2.2.La place du receveur

Pour celui qui reçoit, les enjeux du cadeau par rapport aux faces sont plus complexes car la face et le territoire sont chacun touchés à la fois par un FTA et un FFA.

Tout d’abord, le fait de recevoir un cadeau est à la fois une menace et un acte positif pour le territoire du receveur. C’est un FFA pour son territoire car celui-ci est augmenté par un bien évalué positivement. Comme le souligne Kerbrat-Orecchioni, le cadeau « constitue en ce qui concerne sa face négative un anti-FTA (tout cadeau est un transfert de bien, donc une lésion pour l’un, mais pour l’autre, une extension territoriale). » (1992 : 171-72). Mais si on prend le cas d’un cadeau qui ne plaît pas au receveur, alors le bien est évalué négativement et on peut imaginer que l’extension territoriale soit subie de façon négative. Le receveur peut donc voir son territoire augmenté par un cadeau « empoisonné », et l’offre de ce cadeau peut apparaître ainsi comme un FTA pour son territoire.

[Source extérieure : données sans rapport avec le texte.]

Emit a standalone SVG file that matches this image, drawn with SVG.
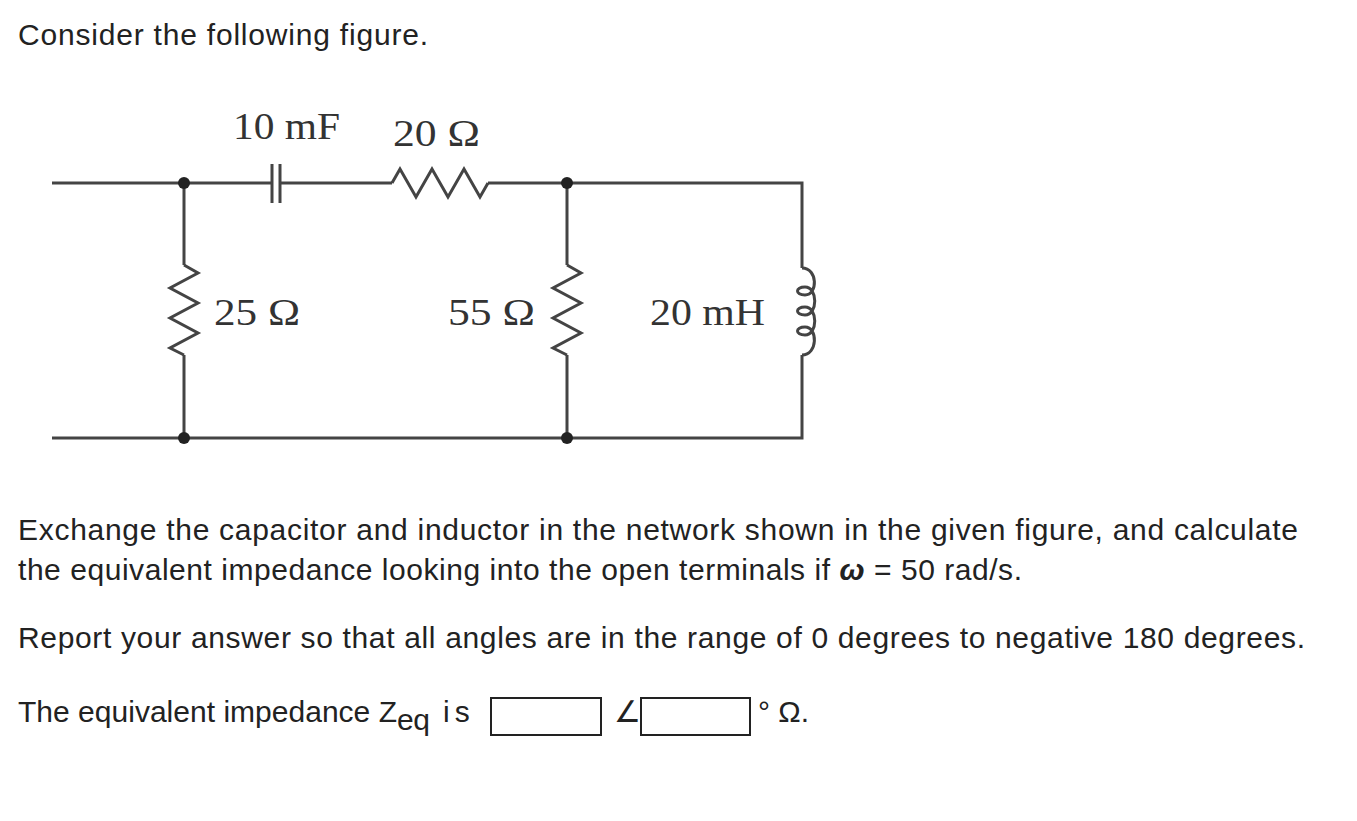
<svg xmlns="http://www.w3.org/2000/svg" width="1357" height="821" viewBox="0 0 1357 821">
<style>
.t{font-family:"Liberation Sans",Arial,sans-serif;font-size:30px;fill:#222}
.s{font-family:"Liberation Serif","Times New Roman",serif;font-size:38px;fill:#333}
.w{fill:none;stroke:#444;stroke-width:3;stroke-linejoin:miter}
.d{fill:#222}
.b{fill:#fff;stroke:#222;stroke-width:2}
</style>
<rect width="1357" height="821" fill="#fff"/>
<text class="t" x="18" y="45" textLength="410">Consider the following figure.</text>
<g id="connectors">
<path class="w" d="M52 183H272M280 183H392M488 183H802V268M802 355V438H52"/>
<path class="w" d="M184 183V265M184 355V438M567 183V265M567 355V438"/>
</g>
<g id="C1"><path class="w" d="M272 164V203M280 164V203"/><text class="s" x="233" y="139" textLength="107" lengthAdjust="spacingAndGlyphs">10 mF</text></g>
<g id="R20"><path class="w" d="M392 183L400 169L416 197L432 169L448 197L464 169L480 197L488 183"/><text class="s" x="393" y="146" textLength="87" lengthAdjust="spacingAndGlyphs">20 Ω</text></g>
<g id="R25"><path class="w" d="M184 265L198 273L170 288L198 303L170 318L198 333L170 348L184 355"/><text class="s" x="214" y="325" textLength="86" lengthAdjust="spacingAndGlyphs">25 Ω</text></g>
<g id="R55"><path class="w" d="M567 265L581 273L553 288L581 303L553 318L581 333L553 348L567 355"/><text class="s" x="448" y="325" textLength="87" lengthAdjust="spacingAndGlyphs">55 Ω</text></g>
<g id="L"><path class="w" d="M802 268C818 268 818 295 805 295C795 295 795 287 805 287C818 287 818 315 805 315C795 315 795 307 805 307C818 307 818 335 805 335C795 335 795 327 805 327C818 327 818 355 802 355"/><text class="s" x="650" y="325" textLength="115" lengthAdjust="spacingAndGlyphs">20 mH</text></g>
<g id="nodes"><circle class="d" cx="184" cy="183" r="6"/><circle class="d" cx="567" cy="183" r="6"/><circle class="d" cx="184" cy="438" r="6"/><circle class="d" cx="567" cy="438" r="6"/></g>
<text class="t" x="18" y="540" textLength="1280">Exchange the capacitor and inductor in the network shown in the given figure, and calculate</text>
<text class="t" x="18" y="580" textLength="1004">the equivalent impedance looking into the open terminals if <tspan font-style="italic" font-weight="bold">ω</tspan> = 50 rad/s.</text>
<text class="t" x="18" y="648" textLength="1287">Report your answer so that all angles are in the range of 0 degrees to negative 180 degrees.</text>
<text class="t" x="18" y="722"><tspan textLength="379">The equivalent impedance Z</tspan><tspan dy="8" textLength="33">eq</tspan><tspan dy="-8" textLength="40"> is</tspan></text>
<rect class="b" x="491" y="698" width="110" height="37"/>
<text class="t" x="614" y="722" font-size="14">∠</text>
<rect class="b" x="641" y="698" width="109" height="37"/>
<text class="t" x="758" y="722">° Ω.</text>
</svg>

Le cadeau peut aussi être un FTA pour le territoire du receveur car celui-ci se retrouve en position de dette, il « risque de perdre la face s’il se montre plus tard incapable d’acquitter sa dette » (Kerbrat-Orecchioni, 1992 : 172). En effet, le receveur devra à son tour fournir un cadeau en retour, ce qui lésera son territoire.27

Le cadeau est aussi à la fois un FFA et un FTA pour la face du receveur. Le cadeau apparaît tout d’abord comme un FFA pour la face du receveur car celui-ci est touché par « cette marque d’attention ». Le côté narcissique du receveur est flatté, il est agréable de recevoir un cadeau et de constater que l’offreur a eu une attention positive et généreuse à notre égard. Cependant le cadeau est aussi un FTA pour la face du receveur. C’est sa position de débiteur vis-à-vis de l’offreur qui le place en position basse. Le receveur sait au moment où il reçoit le cadeau qu’il devra montrer plus tard qu’il est capable de la même générosité.

On peut considérer que dans l'ensemble, offrir un cadeau est un acte évalué positivement, qui apparaît donc comme un FFA pour chacun des acteurs. Il en est de même pour le receveur car au premier abord, le FFA pour son territoire et le FFA pour sa face semblent plus importants que le FTA pour son territoire et le FTA pour sa face.

Ainsi, de manière générale, l’offre d’un cadeau apparaît comme un FFA pour la face de l’offreur et un FFA à la fois pour le territoire et la face du receveur. Le « coût » disparaît derrière le « bénéfice » reçu par les participants. La situation d’offre relève principalement de deux maximes de politesse28 évoquées par Leech :

‘Tact maxim : (a) Minimize cost to other (b) Maximize benefit to other
Generosity maxim : (a) Minimize benefit to self (b) Maximize cost to self
(1983 : 132)’

Les participants à l’offre d’un cadeau tentent d’appliquer au mieux ces maximes afin que la situation reste polie.

Ainsi, en apparence, le caractère positif du cadeau est bien plus important et marquant pour les participants que les enjeux menaçants que peut entraîner l'acte d'offrir un cadeau. Mais nous verrons par la suite que cette situation apparemment positive en surface révèle un certain nombre de tensions en profondeur.

Notes
27.

Nous reparlerons de la notion de dette dans la deuxième partie Chapitre 2, 1.2. « Dette et réciprocité ».

28.

Ces maximes sont à rapprocher des maximes conversationnelles de Grice (1979) qui sont : (1) Maxime de quantité : Que votre contribution contienne autant d’information qu’il est requis. Que votre contribution ne contienne pas plus d’information qu’il n’est requis. (2) Maxime de qualité : Que votre contribution soit véridique. (3) Maxime de relation : Parlez à propos. (4) Maxime de modalité : Soyez clair.